The effects of this year’s commodity spike should be behind us by this summer.
It seems early yet to say so. Consumer price inflation rose for the fifth straight month, the government said Friday. Prices were 3.2% higher than a year ago in April, led a 33% surge in the gasoline price index.
But with economic data weakening in recent weeks and the Federal Reserve preparing to end the bond-buying program that set off the latest speculative boom in commodities, there is reason to believe food and fuel prices are actually about to start bringing down inflation numbers.
In other words, the CPI may continue to rise in the next few months. But all signs point to falling inflation numbers in the second half of 2011, as investors get used to a slower growth outlook.
“With crude oil prices falling 10% in the past week and cereal prices in retreat for more than a month now, energy and food should eventually start to have a deflationary impact on the CPI,” says Paul Ashworth of Capital Economics.
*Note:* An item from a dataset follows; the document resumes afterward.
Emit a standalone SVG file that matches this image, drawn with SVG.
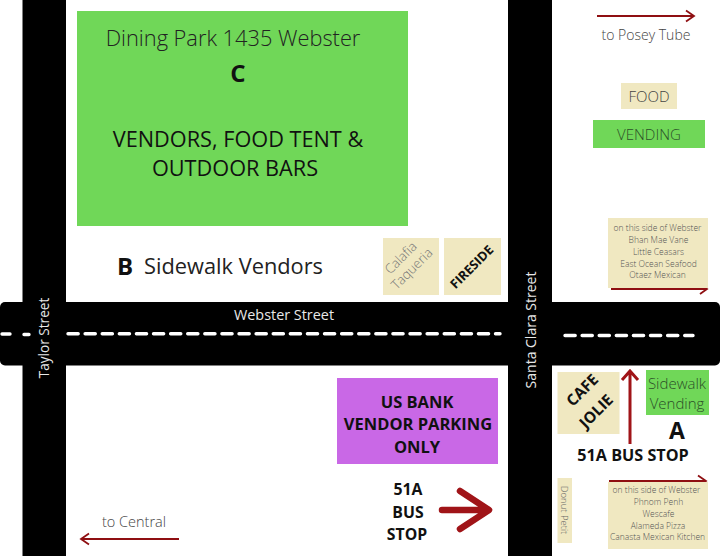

The selloff that took crude prices in New York below $100 is only the most visible sign of the shift away from commodities. Front-month corn futures have fallen 10% over the past month, thanks in part to a government forecast this month that good weather and increased planting will help grain stocks rebound from a 15-year low hit last year.
“I’m optimistic we can rebuild some stocks this year,” says Sal Gilbertie, who runs the Teucrium Corn exchange traded fund that trades under the ticker CORN. “We had some weather shocks last year that sent the price way up, but I think we can expect to see a normal seasonal pattern this year.”
Under that pattern, corn prices typically top out in the spring as the pollination season starts, and bottom in the fall during the harvest. That suggests the recent quote of $6.85 a bushel is, at the very least, not just a step on the way to $7 or $8 the way it was last year.
Even with the recent pullback, corn remains up 65% from a year ago. But Gilbertie says he believes the price surge of the past year will meet with a robust supply response, as farmers plant more corn, rebuilding stocks and causing prices to ease.
“The best cure for high prices is high prices,” Gilbertie says. Come the second half of this year, the logic of that statement should become apparent even to inflation hawks.